Bose was the first scientist that discovered wireless radio in 1895. Even
though he gave a demonstration of wireless radio before the Lt. Governor of Bengal,
the credit went to Guillermo Marconi, who made a demonstration in 1897. He
discovered a detector for electrical disturbances and got patent for his
instrument from US patent office in 1904. He was the first Indian to get US
patent for an invention. Bose was the first scientist who was appointed as
Professor of Physics in the Presidency
College, which was strongly opposed
by British Sir Alfred Croft, then Director of Public Instruction of Bengal and
Mr. Charles R. Tawney, Principal of the Presidency
College, but yielded to accept to
the appointment with intervention of Lord Ripon, then Viceroy of India.
Bose wrote a science fiction in Bengal language called ‘Polatok
Tufan’. It is a story where a bottle of hair oil is the hero that could control
and stop cyclone. He explains the feature with the fact that oil stills the
surface of water by changing surface tension.

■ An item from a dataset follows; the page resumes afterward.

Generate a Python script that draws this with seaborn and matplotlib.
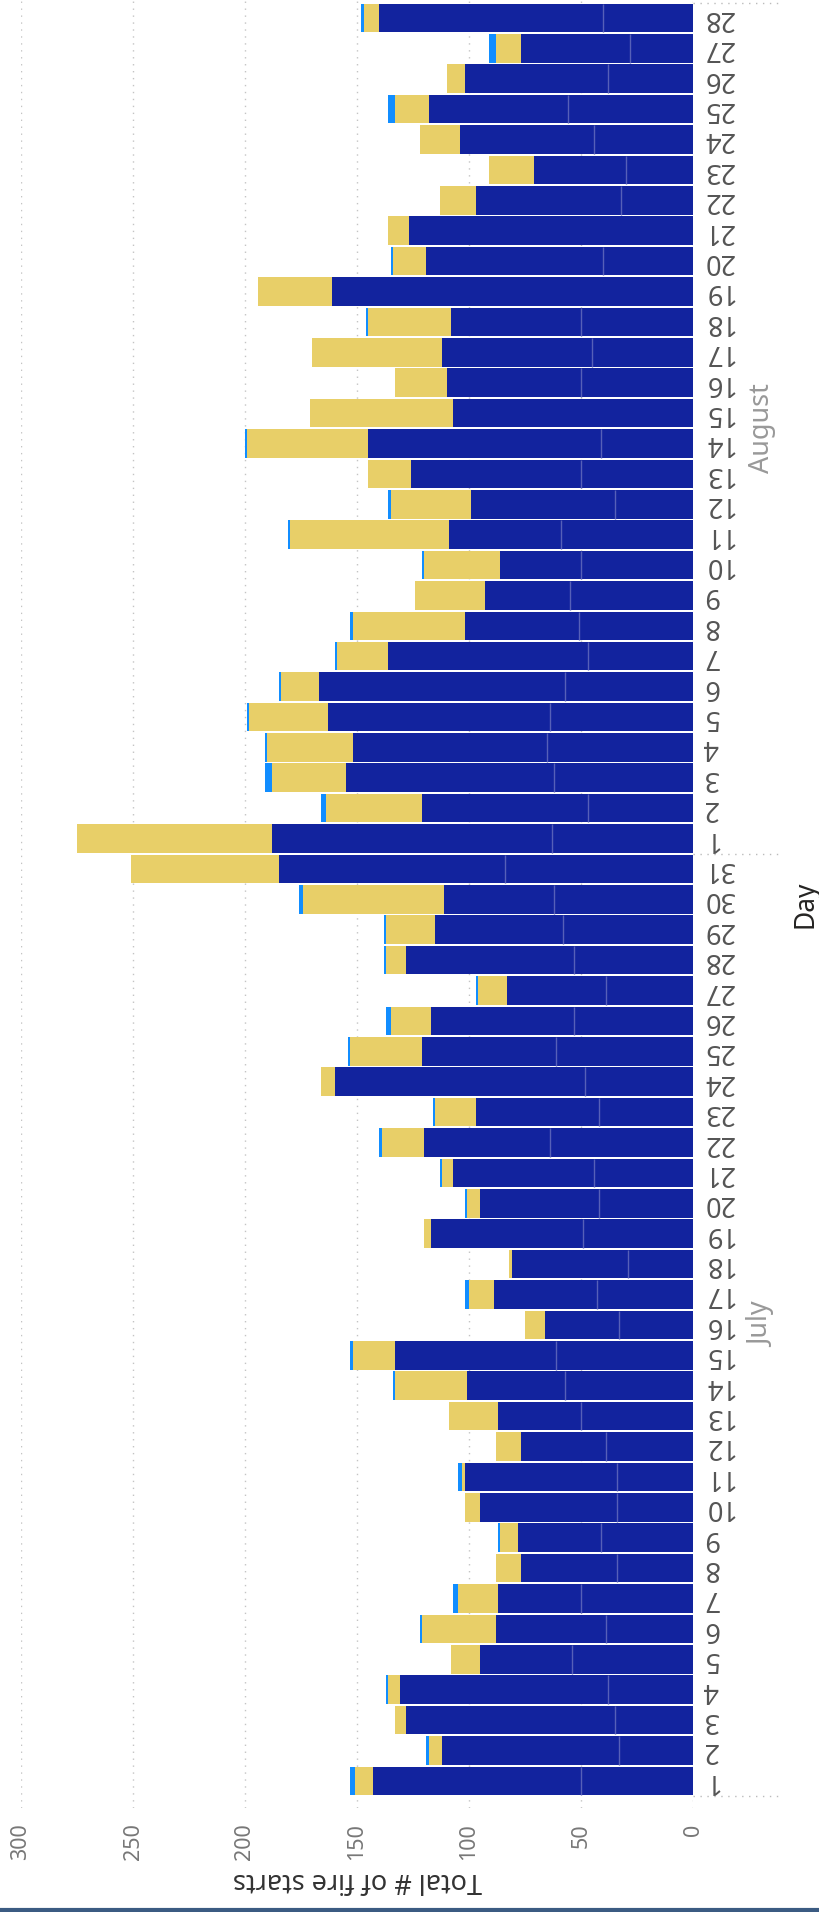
import numpy as np
import pandas as pd
import matplotlib.pyplot as plt
import matplotlib.transforms as mtransforms
import seaborn as sns

# Fire starts per day, July 1 - August 28 (four stacked components)
months = ["July", "August"]
month_days = [31, 28]
day_labels = [str(d) for n in month_days for d in range(1, n + 1)]

navy_a = [50, 33, 35, 38, 54, 39, 50, 34, 41, 34, 34, 39, 50, 57, 61, 33, 43, 29, 49, 42,
          44, 64, 42, 48, 61, 53, 39, 53, 58, 62, 84,
          63, 47, 62, 65, 64, 57, 47, 51, 55, 50, 59, 35, 50, 41, 107, 50, 45, 50, 161, 40,
          127, 32, 30, 44, 56, 38, 28, 40]
navy_b = [93, 79, 93, 93, 41, 49, 37, 43, 37, 61, 68, 38, 37, 44, 72, 33, 46, 52, 68, 53,
          63, 56, 55, 112, 60, 64, 44, 75, 57, 49, 101,
          125, 74, 93, 87, 99, 110, 89, 51, 38, 36, 50, 64, 76, 104, 0, 60, 67, 58, 0, 79,
          0, 65, 41, 60, 62, 64, 49, 100]
yellow = [8, 6, 5, 5, 13, 33, 18, 11, 8, 7, 1, 11, 22, 32, 19, 9, 11, 1, 3, 6,
          5, 19, 18, 6, 32, 18, 13, 9, 22, 63, 66,
          87, 43, 33, 38, 35, 17, 23, 50, 31, 34, 71, 36, 19, 54, 64, 23, 58, 37, 33, 15,
          9, 16, 20, 18, 15, 8, 11, 7]
blue = [2, 1, 0, 1, 0, 1, 2, 0, 1, 0, 2, 0, 0, 1, 1, 0, 2, 0, 0, 1,
        1, 1, 1, 0, 1, 2, 1, 1, 1, 2, 0,
        0, 2, 3, 1, 1, 1, 1, 1, 0, 1, 1, 1, 0, 1, 0, 0, 0, 1, 0, 1,
        0, 0, 0, 0, 3, 0, 3, 1]

NAVY = "#12239E"
YELLOW = "#E8CF68"
BLUE = "#118DFF"

df = pd.DataFrame({"pos": np.arange(len(day_labels)),
                   "navy_a": navy_a, "navy_b": navy_b, "yellow": yellow, "blue": blue})
df["c_navy"] = df["navy_a"] + df["navy_b"]
df["c_yellow"] = df["c_navy"] + df["yellow"]
df["c_blue"] = df["c_yellow"] + df["blue"]

sns.set_theme(style="white")
plt.rcParams["font.family"] = ["Noto Sans", "DejaVu Sans"]

fig = plt.figure(figsize=(8.19, 19.12), dpi=100)
ax = fig.add_axes([21 / 819, 104 / 1912, 672 / 819, 1808 / 1912])

# stacked bars drawn as overlaid cumulative totals
for col, colr in [("c_blue", BLUE), ("c_yellow", YELLOW), ("c_navy", NAVY)]:
    sns.barplot(data=df, x=col, y="pos", orient="h", native_scale=True, color=colr,
                saturation=1, width=0.94, errorbar=None, linewidth=0, ax=ax)

# boundary between the two navy components
split = df[df["navy_b"] > 0]
ax.vlines(split["navy_a"], split["pos"] - 0.47, split["pos"] + 0.47,
          color="#5660b8", linewidth=1, zorder=3)

ax.set_xlim(300, 0)
ax.set_ylim(-0.895, 58.589)
ax.set_xticks([0, 50, 100, 150, 200, 250, 300])
ax.set_yticks(df["pos"])
ax.set_yticklabels(day_labels)
ax.yaxis.tick_right()
ax.tick_params(axis="x", length=0, pad=11, labelsize=15.5, labelcolor="#777777", labelrotation=90)
ax.tick_params(axis="y", length=0, pad=7, labelsize=19.5, labelcolor="#555555", labelrotation=180)
for tick in ax.yaxis.get_major_ticks():
    tick.label2.set_va("center")

ax.grid(axis="x", linestyle=(0, (1, 4)), color="#c4c4c4", linewidth=1)
ax.grid(axis="y", visible=False)
ax.set_axisbelow(True)
for sp in ax.spines.values():
    sp.set_visible(False)

ax.set_xlabel("Total # of fire starts", fontsize=19.5, color="#333333", rotation=180)
ax.xaxis.set_label_coords(0.5, -0.032)
ax.set_ylabel("")

# month labels and separators on the day axis
trans = mtransforms.blended_transform_factory(ax.transAxes, ax.transData)
start = 0
for name, n in zip(months, month_days):
    ax.text(1.1027, start + (n - 1) / 2, name, transform=trans, rotation=90,
            ha="center", va="center", fontsize=19.5, color="#999999")
    start += n
for yb in [-0.5, 30.5, 58.5]:
    ax.plot([1.0, 1.134], [yb, yb], transform=trans, clip_on=False,
            linestyle=(0, (1, 4)), color="#bbbbbb", linewidth=1)

ax.text(1.168, 0.5, "Day", transform=ax.transAxes, rotation=90,
        ha="center", va="center", fontsize=19, color="#252423")

fig.add_artist(plt.Line2D([0, 1], [0.0008, 0.0008], transform=fig.transFigure,
                          color="#3b5b82", linewidth=3))

fig.savefig("out.png", dpi=100)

If we consider Bose as the first pillar of modern India, we should allow the
other three prominent people of his time Prafulla Chandra Ray (1861-1944), who is
a chemist and established an Indian school of chemistry and a chemical industry,
Srinivasa Ramanujan (1887- 1920), the great mathematician and Rabindranath
Tagore , a great religious guru, philosopher and friend to JC Bose.